En los primeros años Hölderlin padeció ataques de ira, pero luego se volvió pacífico, con espíritu despierto y no embotado; hablaba incesantemente consigo mismo, también era posible hablar con él si se trataba de personas en las que él notaba una simpatía sin prejuicios. Conservó su orgullo. Sabía muy bien que él era Hölderlin, aunque a veces se diera otro nombre. Pero a veces estaba triste. Entonces componía poemas, de pie ante el atril y midiendo los versos con golpes de la mano izquierda:
He disfrutado lo agradable de este mundo,
las horas de juventud pasaron hace mucho, ¡hace mucho!;
abril y mayo y junio están lejos,
ya no existo, ¡ya no es vivir lo que deseo!

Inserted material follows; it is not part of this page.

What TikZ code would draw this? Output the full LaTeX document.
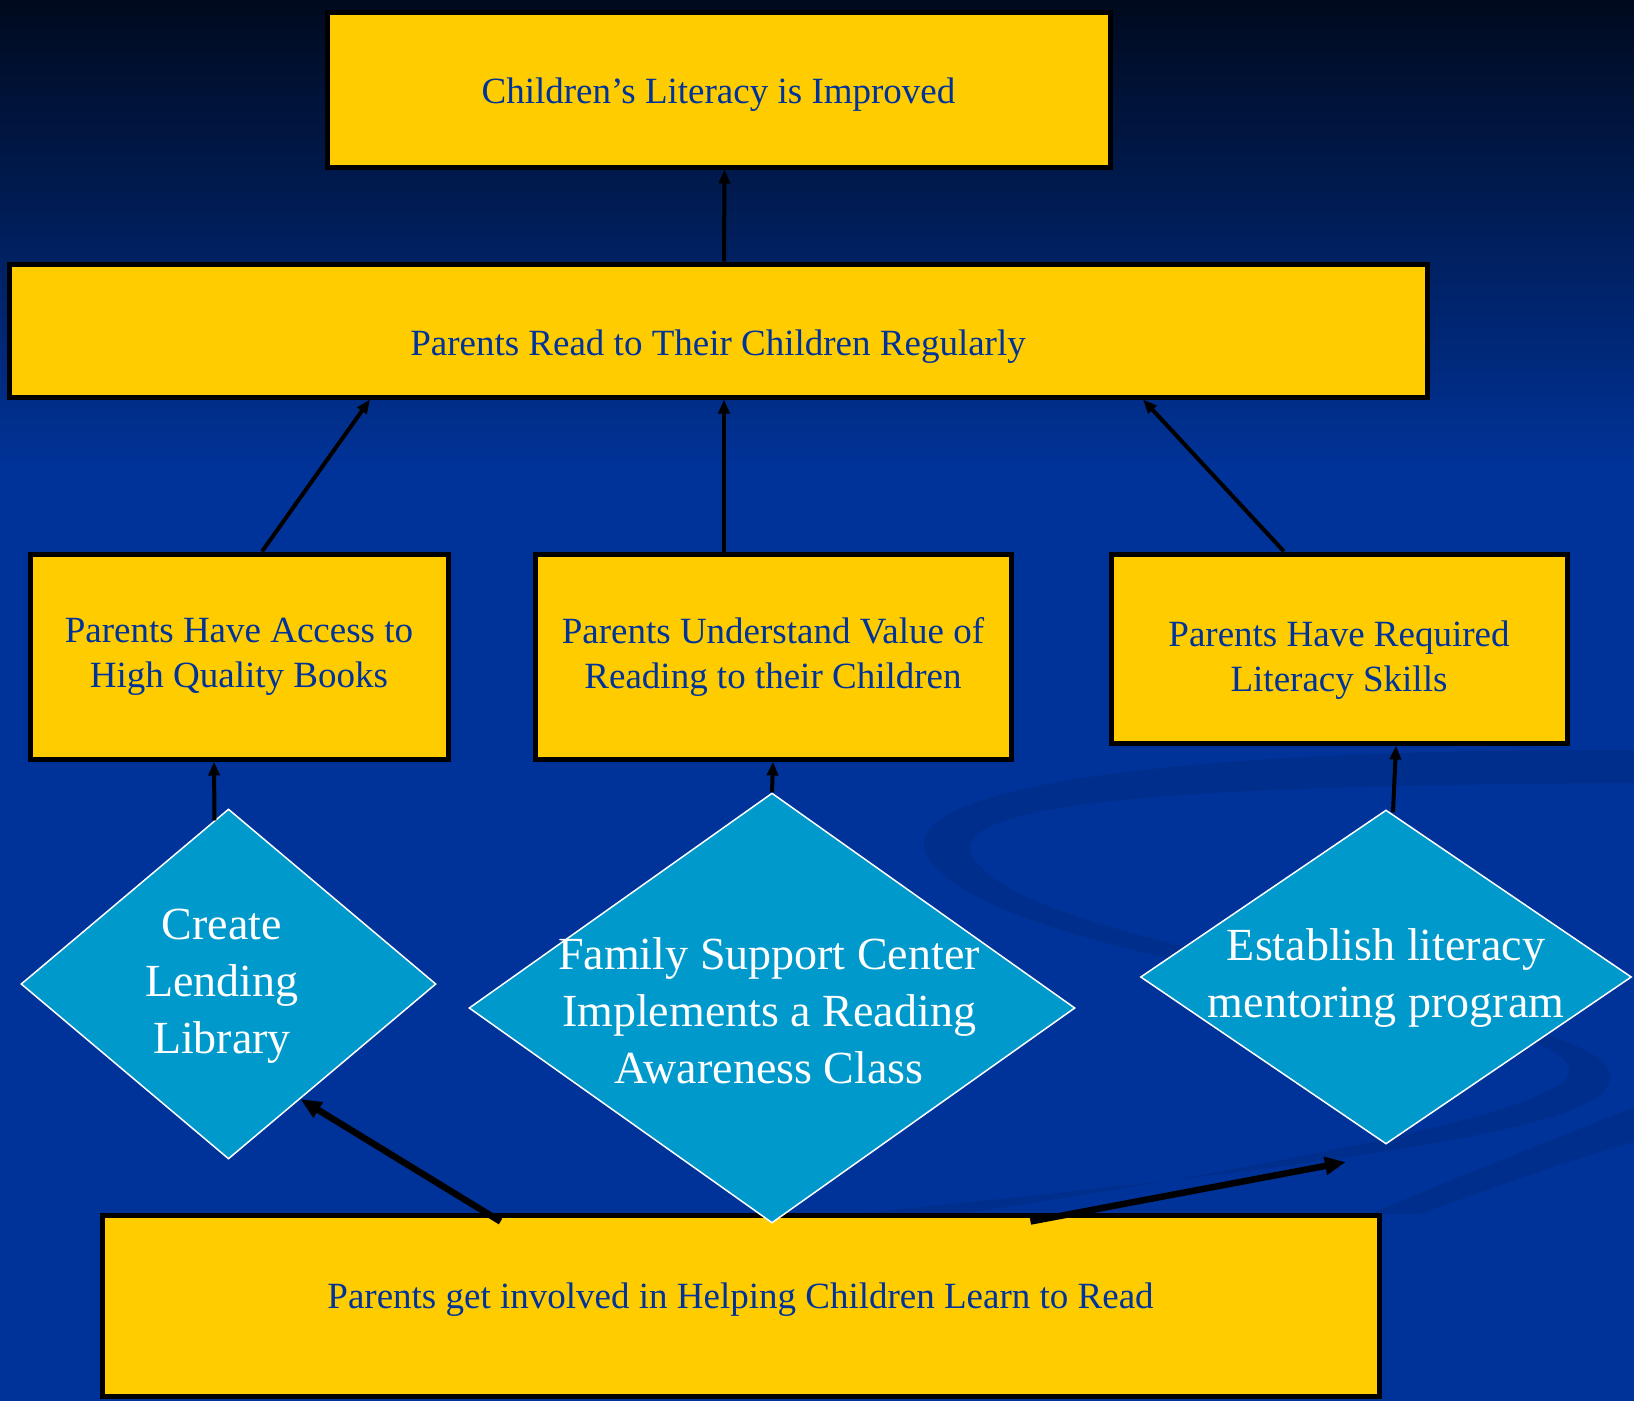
\documentclass[tikz,border=0pt]{standalone}
\usepackage{fontspec}
\setmainfont{Liberation Serif}
\usetikzlibrary{shapes.geometric,arrows.meta}
\definecolor{slideblue}{HTML}{003399}
\definecolor{slidenavy}{HTML}{000A1E}
\definecolor{swooshblue}{HTML}{002E8C}
\definecolor{outcomeyellow}{HTML}{FFCC00}
\definecolor{activityblue}{HTML}{0099CC}
% lower a line of text inside its box, keeping the box size
\newcommand{\dropby}[2]{\raisebox{-#1}[\height][\depth]{#2}}

\begin{document}
\begin{tikzpicture}[x=1pt,y=-1pt,
    outcome/.style ={rectangle, draw=black, line width=5pt, fill=outcomeyellow,
      text=slideblue, font=\fontsize{37}{45}\selectfont, align=center},
    activity/.style ={diamond, draw=white, line width=1.5pt, fill=activityblue, inner sep=0pt},
    activitytext/.style ={text=white, font=\fontsize{46}{57}\selectfont, align=center},
    link/.style ={line width=4pt, -{Triangle[length=14pt,width=11pt]}},
    biglink/.style ={line width=6.5pt, -{Triangle[length=21pt,width=17pt]}}]
   \useasboundingbox (0,0) rectangle (1634,1401);
   \clip (0,0) rectangle (1634,1401);
   % background
   \fill[slideblue] (0,0) rectangle (1634,1401);
   \shade[top color=slidenavy, bottom color=slideblue] (0,0) rectangle (1634,470);
   \fill[swooshblue] (1640,750) .. controls (1150,748) and (880,790) .. (930,860)
      .. controls (960,905) and (1080,940) .. (1200,965)
      .. controls (1450,1010) and (1660,1040) .. (1600,1095)
      .. controls (1550,1140) and (1200,1180) .. (850,1214)
      -- (960,1214) .. controls (1250,1170) and (1520,1120) .. (1565,1080)
      .. controls (1600,1045) and (1420,1000) .. (1200,950)
      .. controls (1090,925) and (980,890) .. (970,850)
      .. controls (965,800) and (1200,785) .. (1640,783) -- cycle;
   \fill[swooshblue] (1640,1105) .. controls (1550,1140) and (1450,1180) .. (1370,1214)
      -- (1420,1214) .. controls (1500,1185) and (1570,1160) .. (1640,1140) -- cycle;
   % outcomes
   \node[outcome, minimum width=783, minimum height=155] (literacy) at (718.5,89.5)
      {\dropby{5pt}{Children’s Literacy is Improved}};
   \node[outcome, minimum width=1418, minimum height=133] (readtochild) at (718,330.5)
      {\dropby{16pt}{Parents Read to Their Children Regularly}};
   \node[outcome, minimum width=418, minimum height=205] (access) at (239,656.5)
      {Parents Have Access to\\High Quality Books};
   \node[outcome, minimum width=476, minimum height=205] (value) at (773,656.5)
      {Parents Understand Value of\\Reading to their Children};
   \node[outcome, minimum width=456, minimum height=189] (skills) at (1339,648.5)
      {\dropby{11pt}{\begin{tabular}{@{}c@{}}Parents Have Required\\Literacy Skills\end{tabular}}};
   \node[outcome, minimum width=1277, minimum height=181] (involved) at (740.5,1305.5)
      {\dropby{-6pt}{Parents get involved in Helping Children Learn to Read}};
   % activities
   \node[activity, minimum width=415, minimum height=350] (library) at (228.5,984) {};
   \node[activitytext] (librarytext) at (222,986) {Create\\Lending\\Library};
   \node[activity, minimum width=606, minimum height=430] (awareness) at (772,1008) {};
   \node[activitytext] (awarenesstext) at (769,1011)
      {Family Support Center\\Implements a Reading\\Awareness Class};
   \node[activity, minimum width=491, minimum height=334] (mentoring) at (1386,977) {};
   \node[activitytext] (mentoringtext) at (1386,978)
      {Establish literacy\\mentoring program};
   % connectors
   \draw[link] ([xshift=6pt]readtochild.north) to ([xshift=6pt]literacy.south);
   \draw[link] ([xshift=23pt]access.north) to ([xshift=-348pt]readtochild.south);
   \draw[link] ([xshift=-49pt]value.north) to ([xshift=6pt]readtochild.south);
   \draw[link] ([xshift=-55pt]skills.north) to ([xshift=425pt]readtochild.south);
   \draw[link] ([xshift=-14pt,yshift=-12pt]library.north) to ([xshift=-25pt]access.south);
   \draw[link] (awareness.north) to (value.south);
   \draw[link] ([xshift=7pt,yshift=-3pt]mentoring.north) to ([xshift=57pt]skills.south);
   \draw[biglink] ([xshift=-240pt,yshift=-9pt]involved.north) to (library.-58);
   \coordinate (mentoringend) at (1346,1162);
   \draw[biglink] ([xshift=290pt,yshift=-9pt]involved.north) to (mentoringend);
 \end{tikzpicture}
\end{document}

Así sobrevivió hasta 1843.
No llegó a conocer la enorme celebridad que alcanzó, y que comenzó en torno a 1900. Desde entonces Hölderlin no ha desaparecido de la memoria colectiva. Ahora bien, sigue allí como un «clásico», ya casi como una figura mítica. En cualquier caso, queda muy lejos.
Por eso, emprendemos con toda cautela este intento de aproximación. «¡Ven a lo abierto, amigo!»